Europe will abolish the 500 euro this year. We all recall what happened in India in late 2016 when India abolished the 500 and 1,000 rupee notes (worth about $10 and $20, respectively); there was mass chaos as peasants lined up to turn in the old notes for digital credit.
ATMs were shut down because the replacement notes were too big for the ATMs!
Now the war on cash is being taken to a new level. China, the world’s most populous country and the world’s second-largest economy, has said that physical cash may soon become obsolete.
China has huge digital payments platforms developed by their own companies Tencent and Alibaba, in addition to traditional credit and debit cards and mobile phone payments.
Movements like this might start slowly, but they gain momentum and end quickly. Cash can be expensive to handle because vendors have to hire armored cars to move it, buy machines to count it, pay premiums to insure it and risk losses due to theft.
Those costs only make sense if they can be spread among a high volume of cash.
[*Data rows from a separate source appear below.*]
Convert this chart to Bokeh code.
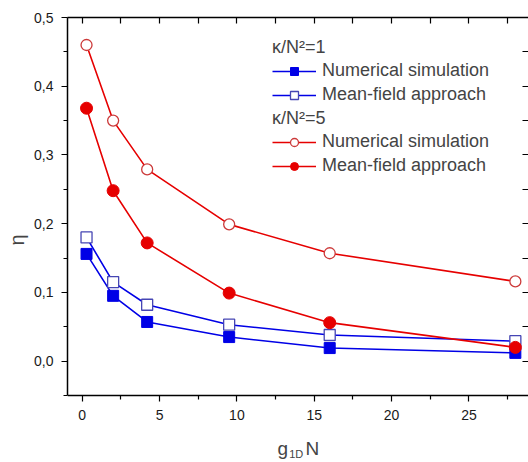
from bokeh.plotting import figure
from bokeh.models import Range1d, FixedTicker, LinearAxis, Legend, LegendItem, Label
from bokeh.embed import file_html
from bokeh.resources import INLINE

# ---- data ----
g1dN = [0.28, 2.0, 4.2, 9.5, 16.0, 28.0]
k1_numerical = [0.156, 0.095, 0.057, 0.035, 0.019, 0.012]
k1_meanfield = [0.180, 0.115, 0.082, 0.053, 0.038, 0.029]
k5_numerical = [0.460, 0.350, 0.279, 0.199, 0.157, 0.116]
k5_meanfield = [0.368, 0.248, 0.172, 0.099, 0.056, 0.020]

x_major = [0, 5, 10, 15, 20, 25]
x_minor = [2.5, 7.5, 12.5, 17.5, 22.5, 27.5]
y_major = [0.0, 0.1, 0.2, 0.3, 0.4, 0.5]
y_minor = [-0.05, 0.05, 0.15, 0.25, 0.35, 0.45]
y_labels = ["0,0", "0,1", "0,2", "0,3", "0,4", "0,5"]
y_axis_bottom = -0.05
y_axis_top = 0.5

FONT = "Liberation Sans"
BLUE = "#0000e6"
RED = "#e60000"

# the frame reaches the page bottom so the x-axis title (drawn as labels) is not clipped;
# the visible x axis is placed at y = -0.05
p = figure(width=528, height=462, output_backend="svg", toolbar_location=None,
           x_range=Range1d(-0.95, 28.85), y_range=Range1d(-0.1475, y_axis_top),
           min_border_left=67, min_border_top=17, min_border_bottom=0, min_border_right=0)
p.grid.visible = False
p.outline_line_color = None
p.background_fill_color = "white"
p.border_fill_color = "white"

def style_axis(ax, ticks, minor, inward=False):
    ax.axis_line_width = 1.5
    ax.axis_line_color = "black"
    ax.major_tick_line_width = 1.2
    ax.minor_tick_line_width = 1.2
    ax.major_label_text_font = FONT
    ax.major_label_text_font_size = "14px"
    ax.major_label_text_color = "#1a1a1a"
    if inward:
        # mirrored axes: ticks only, no labels
        ax.ticker = FixedTicker(ticks=[], minor_ticks=ticks + minor)
        ax.minor_tick_in = 6
        ax.minor_tick_out = 0
        ax.major_tick_in = 0
        ax.major_tick_out = 0
        ax.major_label_standoff = 0
    else:
        ax.ticker = FixedTicker(ticks=ticks, minor_ticks=minor)
        ax.major_tick_in = 0
        ax.major_tick_out = 6
        ax.minor_tick_in = 0
        ax.minor_tick_out = 4

xa = p.xaxis[0]
ya = p.yaxis[0]
style_axis(xa, x_major, x_minor)
style_axis(ya, y_major, y_minor)
xa.fixed_location = y_axis_bottom
xa.major_label_standoff = 9
ya.bounds = (y_axis_bottom, y_axis_top)
ya.major_label_standoff = 8
ya.major_label_overrides = {v: s for v, s in zip(y_major, y_labels)}
ya.axis_label = "η"
ya.axis_label_text_font = FONT
ya.axis_label_text_font_size = "20px"
ya.axis_label_text_font_style = "normal"
ya.axis_label_standoff = 3

top = LinearAxis()
style_axis(top, x_major, x_minor, inward=True)
p.add_layout(top, "above")
right = LinearAxis(bounds=(y_axis_bottom, y_axis_top))
style_axis(right, y_major, y_minor, inward=True)
right.axis_line_color = None
p.add_layout(right, "right")

# ---- series ----
l1n = p.line(g1dN, k1_numerical, line_color=BLUE, line_width=1.6)
s1n = p.scatter(g1dN, k1_numerical, marker="square", size=11, fill_color=BLUE, line_color=BLUE)
l1m = p.line(g1dN, k1_meanfield, line_color=BLUE, line_width=1.6)
s1m = p.scatter(g1dN, k1_meanfield, marker="square", size=11, fill_color="white", line_color="#4646b4", line_width=1.3)
l5n = p.line(g1dN, k5_numerical, line_color=RED, line_width=1.6)
s5n = p.scatter(g1dN, k5_numerical, marker="circle", size=11, fill_color="white", line_color="#cc3a3a", line_width=1.3)
l5m = p.line(g1dN, k5_meanfield, line_color=RED, line_width=1.6)
s5m = p.scatter(g1dN, k5_meanfield, marker="circle", size=12, fill_color=RED, line_color=RED)

def make_legend(title, items, loc):
    lg = Legend(items=items, location=loc, title=title,
                title_text_font=FONT, title_text_font_size="18px", title_text_font_style="normal",
                title_standoff=2,
                label_text_font=FONT, label_text_font_size="18px",
                glyph_width=44, glyph_height=20, label_height=20, label_standoff=6,
                spacing=3, padding=0, margin=0,
                border_line_color=None, background_fill_alpha=0)
    p.add_layout(lg, "center")

make_legend("κ/N²=1", [LegendItem(label="Numerical simulation", renderers=[l1n, s1n]),
                       LegendItem(label="Mean-field approach", renderers=[l1m, s1m])], (205, 357))
make_legend("κ/N²=5", [LegendItem(label="Numerical simulation", renderers=[l5n, s5n]),
                       LegendItem(label="Mean-field approach", renderers=[l5m, s5m])], (205, 286))

# ---- x axis title: g_1D N ----
p.add_layout(Label(x=12.62, y=-0.1275, text="g", text_font=FONT, text_font_size="19px",
                   text_align="left", text_baseline="alphabetic"))
p.add_layout(Label(x=13.38, y=-0.1355, text="1D", text_font=FONT, text_font_size="11px",
                   text_align="left", text_baseline="alphabetic"))
p.add_layout(Label(x=14.43, y=-0.1275, text="N", text_font=FONT, text_font_size="19px",
                   text_align="left", text_baseline="alphabetic"))

open("out.html", "w").write(file_html(p, INLINE))
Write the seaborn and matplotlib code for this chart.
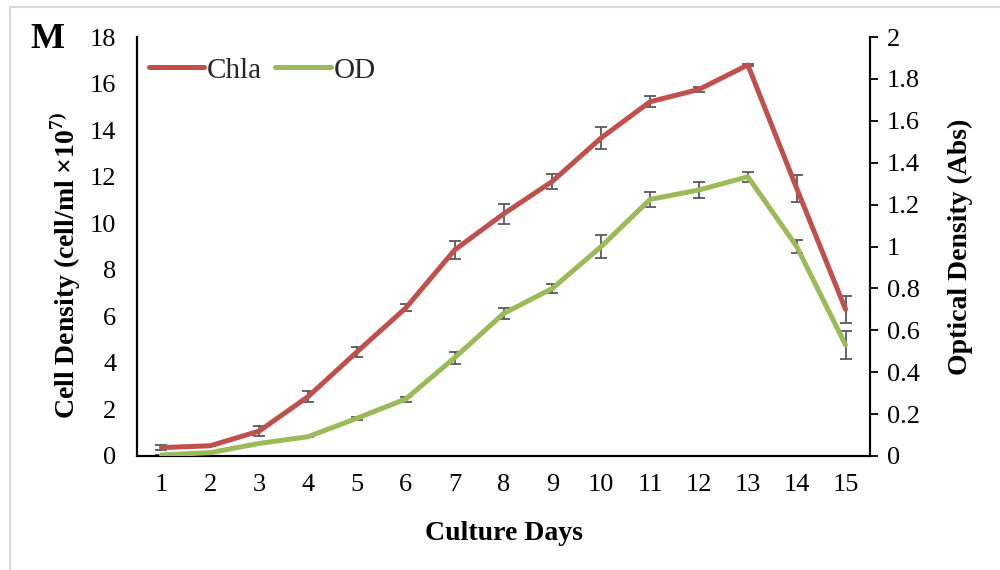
import matplotlib
matplotlib.use("Agg")
import matplotlib.pyplot as plt
import seaborn as sns
import pandas as pd
from matplotlib.patches import Rectangle

days = list(range(1, 16))
chla = [0.36, 0.44, 1.07, 2.55, 4.47, 6.36, 8.85, 10.4, 11.8, 13.67, 15.22, 15.75, 16.8, 11.5, 6.3]
chla_err = [0.10, 0.0, 0.21, 0.23, 0.21, 0.15, 0.39, 0.44, 0.33, 0.47, 0.24, 0.09, 0.06, 0.58, 0.57]
od = [0.005, 0.016, 0.06, 0.092, 0.18, 0.272, 0.469, 0.68, 0.80, 1.0, 1.225, 1.27, 1.333, 1.0, 0.53]
od_err = [0.0, 0.0, 0.0, 0.0, 0.007, 0.012, 0.028, 0.028, 0.023, 0.057, 0.034, 0.039, 0.025, 0.03, 0.065]

sns.set_theme(style="white")
plt.rcParams['font.family'] = ['Liberation Serif', 'DejaVu Serif']
plt.rcParams['mathtext.fontset'] = 'custom'
plt.rcParams['mathtext.rm'] = 'Liberation Serif'
plt.rcParams['mathtext.bf'] = 'Liberation Serif:bold'

RED = '#C0504D'
GREEN = '#9BBB59'
ERR = '#595959'
FS = 19

fig = plt.figure(figsize=(10, 5.7), dpi=100)
ax = fig.add_axes([0.137, 0.2, 0.733, 0.735])
ax2 = ax.twinx()

df = pd.DataFrame({'day': days, 'chla': chla, 'od': od})

ax.errorbar(days, chla, yerr=chla_err, fmt='none', ecolor=ERR, elinewidth=1.3, capsize=4, capthick=1.3, zorder=2)
sns.lineplot(data=df, x='day', y='chla', ax=ax, color=RED, linewidth=3.6, zorder=3, label='Chla', legend=False)
ax2.errorbar(days, od, yerr=od_err, fmt='none', ecolor=ERR, elinewidth=1.3, capsize=4, capthick=1.3, zorder=2)
sns.lineplot(data=df, x='day', y='od', ax=ax2, color=GREEN, linewidth=3.6, zorder=3, label='OD', legend=False)

ax.set_xlim(0.5, 15.5)
ax.set_ylim(0, 18)
ax2.set_ylim(0, 2)
ax.set_xticks(days)
ax.set_xticklabels([str(d) for d in days])
ax.set_yticks(range(0, 19, 2))
ax2.set_yticks([0, 0.2, 0.4, 0.6, 0.8, 1, 1.2, 1.4, 1.6, 1.8, 2])
ax2.set_yticklabels(['0', '0.2', '0.4', '0.6', '0.8', '1', '1.2', '1.4', '1.6', '1.8', '2'])

ax.tick_params(axis='x', length=0, labelsize=FS, pad=13, colors='black')
ax.tick_params(axis='y', length=0, labelsize=FS, pad=15, colors='black')
ax2.tick_params(axis='y', length=6, width=1.3, direction='out', labelsize=FS, pad=6, colors='black')

for a in (ax, ax2):
    a.spines['top'].set_visible(False)
    for s in ('left', 'right', 'bottom'):
        a.spines[s].set_color('black')
        a.spines[s].set_linewidth(1.5)
    a.grid(False)

ax.set_xlabel('Culture Days', fontsize=20, fontweight='bold', labelpad=18, color='black')
ax.set_ylabel('Cell Density (cell/ml ×10$^{\\mathbf{7)}}$', fontsize=20, fontweight='bold', color='black')
ax.yaxis.set_label_coords(-0.074, 0.455)
ax2.set_ylabel('Optical Density (Abs)', fontsize=20, fontweight='bold', labelpad=20, color='black')

h1, l1 = ax.get_legend_handles_labels()
h2, l2 = ax2.get_legend_handles_labels()
leg = ax.legend(h1 + h2, l1 + l2, loc='upper left', bbox_to_anchor=(0.0, 0.98), ncol=2, frameon=False,
                fontsize=21, handlelength=1.9, handletextpad=0.1, columnspacing=0.45, borderaxespad=0)

fig.text(0.03, 0.93, 'M', fontsize=26, fontweight='bold', color='black', va='center', ha='left')

fig.add_artist(Rectangle((0.01, -0.1), 1.5, 1.1 - 7 / 570, transform=fig.transFigure, fill=False,
                         edgecolor='#d9d9d9', linewidth=1.5))

fig.savefig('out.png', dpi=100)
Once cash usage falls below that critical threshold, the handling costs per unit are too high and merchants quickly abandon cash altogether.
China may be getting close to that tipping point, and will get there sooner if the government pushes cash off the ledge by regulation.
This is consistent with the Communist plan for total control of their people.
Once physical cash is gone, your liberty is gone because government can easily monitor and freeze all digital payments. The only recourse for the Chinese people once their cash is gone will be physical gold and silver.
This brings me to what I’ve warned about for years…
It’s what I call “ice-nine.” This refers to government’s ability to lock down the financial system in the next global crisis. And it won’t be just China.
In the 2008 crisis, governments met the demand for liquidity by printing money, guaranteeing banks and money market funds and engaging in trillions of dollars of currency swaps.
The problem is that the central banks still have not normalized their balance sheets and interest rates since the last crisis and are unlikely to be able to do so before the next one. Money printing won’t be an option, because central banks have printed too much already. Any more money printing would trigger a complete loss of confidence in fiat money and a mad scramble for hard assets.
Instead of money printing, central banks and governments plan to lock down the system and not let investors get their money out.